In fact, the rules for bringing a
formal charge of rape by another student are the subject
of heated controversy on the Cambridge campus, and
have been since the faculty voted for the new wording
of the rules last spring. Today, almost a year later,
students are confused over what kind of corroboration
the university requires to institute an investigation,
and posters decrying the policy change have sprung
up around campus. The school has hired a coordinator
to develop preventive programs and support services
for sexual assault victims; a special ad hoc committee
of faculty and students is looking into the issue
of how to prevent sexual assault on campus. And a
student who remains anonymous has filed a complaint
with the Department of Education’s (DOE) Office
of Civil Rights, charging that the policy is a violation
of Title
IX, the federal statute that bars gender discrimination
in education. A ruling is expected before the summer.
What caused the uproar is a seemingly
subtle change in the wording in the student handbook,
requiring "independent corroborating evidence"
that an assault has occurred.
Does this mean a simple "I
was raped isn’t sufficient? That's certainly
what it sounds like, say some students. "We already
had a system where the victims [of sexual assault]
feel unsupported and that they can't come forward,"
says junior Alisha Johnson, a board member of the
Coalition against Sexual Violence, a student group
that sprang up in 1998 after two highly publicized
rapes on campus. "This just adds to the environment
where you feel you are not going to be believed. This
will cause a lot fewer victims to come forward."
Few ever do, says sexual assault
expert Professor Mary Koss of the University of Arizona.
Koss, who has extensively studied the incidence of
rape among college women, reports that more than 40
percent of women students say they are victims of
some sort of sexual assault, up to and including rape,
but only approximately 5 percent of them ever report
the crime, and an even smaller number than that are
actually investigated anywhere.

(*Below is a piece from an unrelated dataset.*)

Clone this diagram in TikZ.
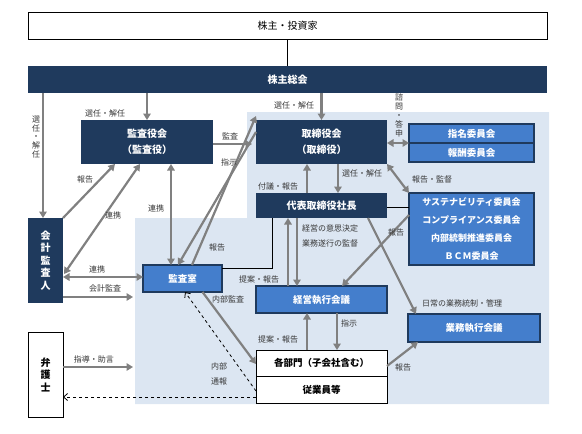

Several studies attest
to the fact that close to half of the students sexually
assaulted-- which can be anything from undesired touching
to rape-- never mentioned what happened to anyone.
This non-reporting means that schools
record and report numbers of sexual assault that are
well below what is actually happening on campus, and
that is the way many school administrators would like
to keep it, according to Wendy Murphy, the former
sex crimes prosecutor and visiting scholar at Harvard
Law who is representing the student filing the complaint
with the DOE. Murphy points out that as long as no
formal complaint is made to the administration, the
schools need not include it in their statistics under
the Clery Act. "The new rule at Harvard is like
an announcement that they don’t want to hear
from victims if all they have is their word,"
she notes. "This keeps the reporting rates down
and that allows them to file data that is inconsistent
with what we know the numbers to be."